Title insurance is different from other types of insurance because it emphasizes risk prevention instead of risk assumption. Title insurance emphasizes loss prevention by eliminating risks caused by title problems arising from past events. According to the American Land Title Association (ALTA), approximately 25 percent of all residential real estate transactions have issues with the title. The issues are resolved by title professionals before closing. Since title research companies resolve most of the title issues prior to closing, people might wonder why they need title insurance.
There are six basic ALTA policies of title insurance including:
- Lenders Leasehold
- Owners Leasehold
- Construction Loan policies
Also, a special policy has been designed for use by the U.S. government in its purchases and condemnations.
What is title insurance?
Title insurance is a type of insurance that protects the insured from financial loss related to owning a property. The title insurance policy covers third-party claims on a property that might not have shown up on an initial title search.
There are two types of title insurance:
- Lender’s title insurance is required by the mortgage lenders since they assume the largest amount of risk in a home sale.

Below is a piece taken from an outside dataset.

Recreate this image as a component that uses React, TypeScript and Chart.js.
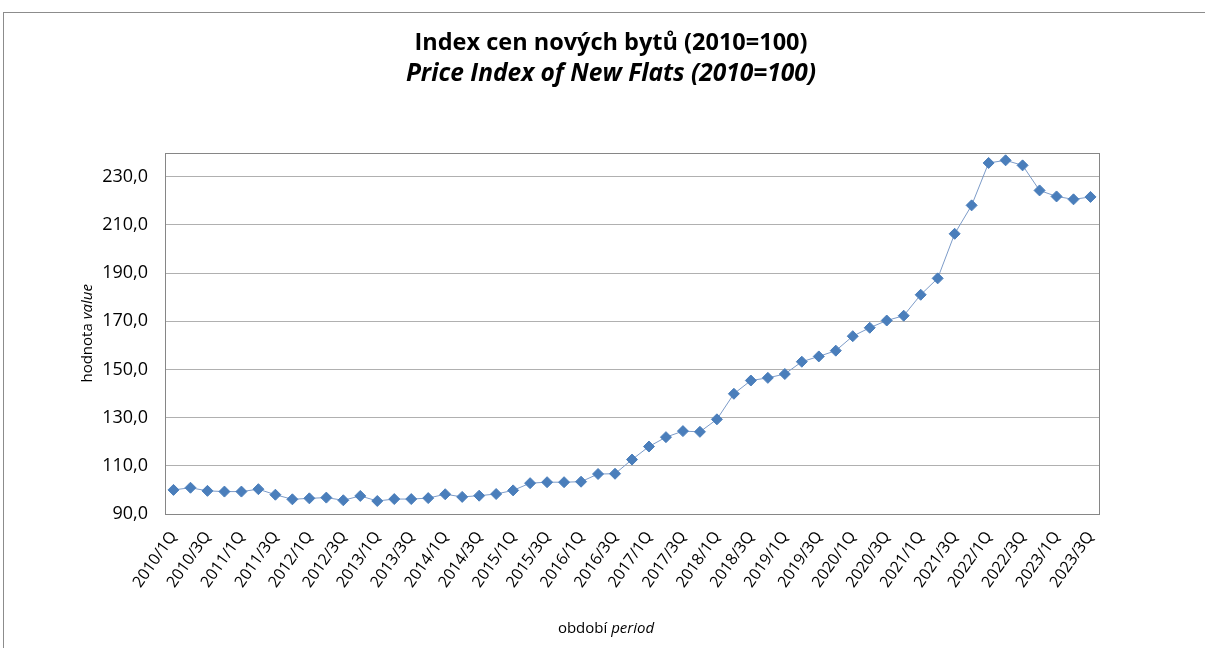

- Owner’s title insurance is optional but it's still common. It protects the buyer from title issues.
Why do you need title insurance?
Before a property deal closes, the title research company searches the public records including deeds, mortgages, divorce decrees, child support orders court judgments, and tax records. It tries to find any title defects. If the company finds anything, then you have to resolve the issues by working with the seller or seller’s agent. If the company doesn’t find any defects with the title, it will give a clear title. So, why do you need title insurance when the title research company has given its approval?
There could still be outstanding claims or title defects due to an undiscovered issue. The current owner might not be aware of this defect. Sometimes, years after purchasing a property, an undiscovered issue might cloud the title of the property. There might be a pending lawsuit, an unreported lien, or an unintentional error in recording or filing documents. In rare circumstances, an oversight might also have been committed by the title researcher.
If a title defect surfaces after a loan closing, there could be a variety of legal costs. Therefore, lenders insist on title insurance. Having title insurance is an added layer of security.
What title insurance costs
Title insurance is a one-time cost and it doesn't have regular premiums. Usually, the cost of ownership title insurance is incurred by the seller. However, the prices and discounts of title insurance vary from state to state. According to CourtHouseDirect.com, it could cost somewhere between $1,000 and $4,000 for title insurance. According to the ALTA, the owner’s and lender’s policies both usually cost about 0.5 percent–1.0 percent of the home’s purchase price.